I have always admired the gramophones invented and developed by Ellis Michael Ginn. The machines that were made and sold, from 1923, using his initials were all hand-made and were the very best for producing quality sound from 78 rpm records.
Apparently (Wikipedia), only about 70 examples of these gramophones have survived and over 25 years of buying and selling I have encountered only four! The main feature, on the most spectacular examples of an EMG, is the large horn, made from papier mache. The design and fabric of these horns together with very good quality sound-boxes gives really excellent quality of reproduction.
This gramophone was offered to me recently and was in very poor condition. It had been owned, from new, by an elderly lady who called it “Flossie” ! She carried it everywhere, even on train journeys and this took its toll. The horn had collapsed (This often happens to some extent) and the sound-box lacked a needle-bar. I have always hoped for an EMG that I could keep for myself, so decided to restore this as well as possible.

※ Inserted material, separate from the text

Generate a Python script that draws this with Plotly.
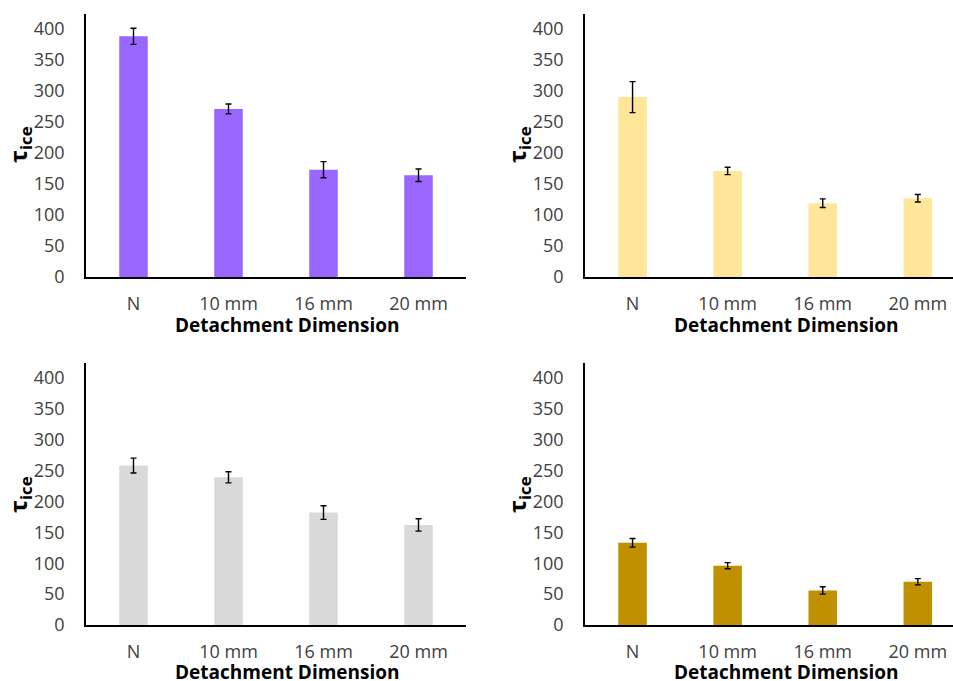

I managed to straighten the horn by using a steamer then allowing it to dry thoroughly before reinforcing the vulnerable section with and internal sleeve of fibre-glass. Not ideal for the purists, I’m sure, but it worked well. The sound-box was an easier job as the construction of the “Meltrope” type two spring box is quite simple and I was able to made an effective needle-bar, remembering that the two suspension springs are cushioned with leather pads.
All in all I am pleased with the result and now am proud to have joined the relatively small elite who can claim to have a genuine(!) EMG gramophone. I have decided to keep the name as “Flossie”.